Determination of coordinates

The first step in this stage is to obtain the pixel location information from the output of the previous stage. This information is summarized in the Centroid property of the output of the regionprops() function. To facilitate our data processing, we will separate the two values for each Centroid pair into x and y.

Each Centroid measurement represents the location of the "center of mass" of each connected region (since our connected regions are roughly rectangular, the location is roughly the middle of each region). The x property represents the horizontal coordinate of the center of mass, while the y property represents the vertical coordinate of the center of mass. In order to match this pixel location information to chess square coordinates information, we need to sort the rows of the table (allIndividualSquareStats) in an orderly manner.

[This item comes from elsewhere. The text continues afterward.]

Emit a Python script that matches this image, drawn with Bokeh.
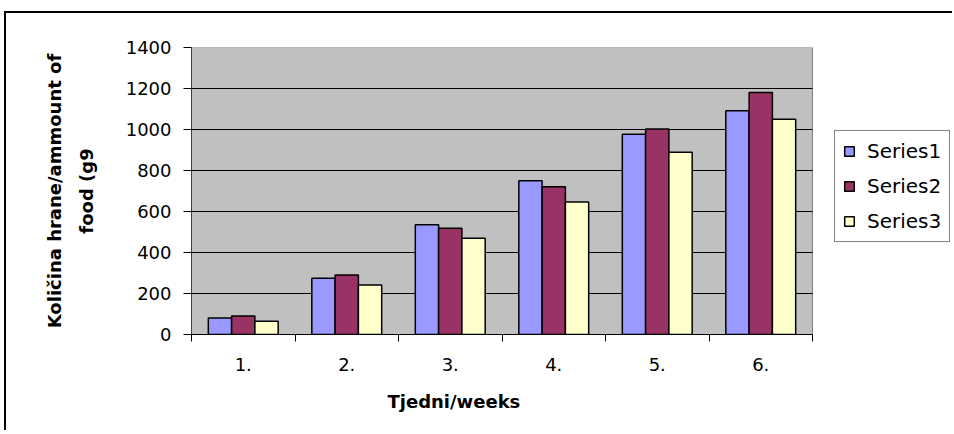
import numpy as np
from bokeh.plotting import figure
from bokeh.layouts import column, row
from bokeh.models import (Range1d, FixedTicker, Legend, LegendItem, Title,
                          ColumnDataSource, LinearAxis, Spacer)
from bokeh.embed import file_html
from bokeh.resources import INLINE

# ---- data ----
weeks = ["1.", "2.", "3.", "4.", "5.", "6."]
series_names = ["Series1", "Series2", "Series3"]
series1 = [80, 275, 535, 750, 977, 1091]
series2 = [90, 290, 518, 721, 1003, 1180]
series3 = [65, 242, 469, 646, 889, 1050]
y_ticks = [0, 200, 400, 600, 800, 1000, 1200, 1400]
x_title = "Tjedni/weeks"
y_title_lines = ["Količina hrane/ammount of", "food (g9"]
colors = ["#9999FF", "#993366", "#FFFFCC"]

FONT = "DejaVu Sans"

# layout (pixels): plot area 621 px wide, canvas frame extends to window edge
FRAME_W = 761
PLOT_W = 621
n = len(weeks)

fig = figure(width=946, height=417, output_backend="svg", toolbar_location=None,
             x_range=Range1d(0, n * FRAME_W / PLOT_W), y_range=Range1d(0, y_ticks[-1]),
             min_border_left=185, min_border_right=0,
             min_border_top=34, min_border_bottom=96)
fig.background_fill_color = "white"
fig.border_fill_color = "white"
fig.outline_line_color = None

# grey plot area
fig.quad(left=[0], right=[n], bottom=[0], top=[y_ticks[-1]],
         fill_color="#C0C0C0", line_color="#808080", line_width=1, level="image")

centers = np.arange(n) + 0.5
bw = 0.225
renderers = []
for k, (vals, c) in enumerate(zip([series1, series2, series3], colors)):
    src = ColumnDataSource(dict(x=centers + (k - 1) * bw, top=vals))
    r = fig.vbar(x="x", top="top", width=bw, bottom=0, source=src,
                 fill_color=c, line_color="black", line_width=1.5)
    renderers.append(r)

# gridlines limited to the plot area
g = fig.ygrid[0]
if "cross_bounds" in g.properties():
    g.ticker = FixedTicker(ticks=y_ticks[1:-1])
    g.cross_bounds = (0, n)
    g.grid_line_color = "black"
    g.grid_line_width = 1
else:
    g.visible = False
    fig.segment(x0=[0] * (len(y_ticks) - 2), x1=[n] * (len(y_ticks) - 2),
                y0=y_ticks[1:-1], y1=y_ticks[1:-1], line_color="black",
                line_width=1, level="underlay")
fig.xgrid.visible = False

# x axis: labels at category centres, ticks at category boundaries
xa = fig.xaxis[0]
xa.bounds = (0, n)
xa.ticker = FixedTicker(ticks=[float(c) for c in centers],
                        minor_ticks=list(range(n + 1)))
xa.major_label_overrides = {float(c): w for c, w in zip(centers, weeks)}
xa.major_tick_out = 0
xa.major_tick_in = 0
xa.minor_tick_out = 7
xa.minor_tick_in = 0
xa.minor_tick_line_color = "black"
xa.axis_line_color = "black"
xa.major_label_standoff = 16
xa.major_label_text_font = FONT
xa.major_label_text_font_size = "18px"
xa.major_label_text_color = "black"

ya = fig.yaxis[0]
ya.ticker = FixedTicker(ticks=y_ticks)
ya.major_tick_out = 8
ya.major_tick_in = 0
ya.minor_tick_line_color = None
ya.axis_line_color = "#404040"
ya.major_tick_line_color = "black"
ya.major_label_standoff = 12
ya.major_label_text_font = FONT
ya.major_label_text_font_size = "18px"
ya.major_label_text_color = "black"
ya.axis_label = y_title_lines[1]
ya.axis_label_standoff = 26
ya.axis_label_text_font = FONT
ya.axis_label_text_font_size = "18px"
ya.axis_label_text_font_style = "bold"
ya.axis_label_text_color = "black"

ya2 = LinearAxis(ticker=FixedTicker(ticks=[]), axis_line_color=None,
                 major_tick_line_color=None, minor_tick_line_color=None,
                 major_label_text_font_size="0px", major_label_standoff=0,
                 major_tick_out=0, minor_tick_out=0,
                 axis_label=y_title_lines[0], axis_label_standoff=8,
                 axis_label_text_font=FONT, axis_label_text_font_size="18px",
                 axis_label_text_font_style="bold", axis_label_text_color="black")
fig.add_layout(ya2, "left")

legend = Legend(items=[LegendItem(label=s, renderers=[r]) for s, r in zip(series_names, renderers)],
                location=(643, 92), border_line_color="black", border_line_width=1,
                background_fill_color="white", background_fill_alpha=1,
                label_text_font=FONT, label_text_font_size="20px",
                label_text_color="black",
                glyph_width=12, glyph_height=12, label_standoff=12,
                spacing=11, padding=8)
fig.add_layout(legend)

t = Title(text=x_title, align="left", offset=196, text_font=FONT,
          text_font_size="18px", text_font_style="bold", text_color="black")
if "standoff" in t.properties():
    t.standoff = 31
fig.add_layout(t, "below")

# outer chart-area border: top and left edges (plain filled spacers)
top_line = Spacer(width=948, height=2, margin=0, styles={"background-color": "black"})
left_line = Spacer(width=2, height=417, margin=0, styles={"background-color": "black"})
p = column(Spacer(height=11, margin=0),
           row(Spacer(width=4, margin=0),
               column(top_line, row(left_line, fig, spacing=0), spacing=0),
               spacing=0),
           spacing=0)

open("out.html", "w").write(file_html(p, INLINE))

For example, we can sort them such that the first row corresponds to the bottom left square (whose coordinates are a1), the second row corresponds to the second-from-bottom left square (whose coordinates are a2), the ninth row corresponds to the bottom second-from-left square (whose coordinates are b1), and so on ("bottom-to-top-and-then-left-to-right manner").

Now, even though our chessboard images are not taken such that the sides of the chessboard are perfectly horizontal and vertical, the chessboards in our images are "properly oriented" enough that all eight squares in a column have similar x values and all eight squares in a row have similar y values. With this assumption, we can convert the x and y values into integers between 0 and 7 (with 0 representing the leftmost/bottom-most location and 7 representing the rightmost/topmost location) by sorting the rows and columns of the table and performing integer-division and remainder operations.

Finally, we use the insertText() function to label the coordinates on top of the squares of the original image.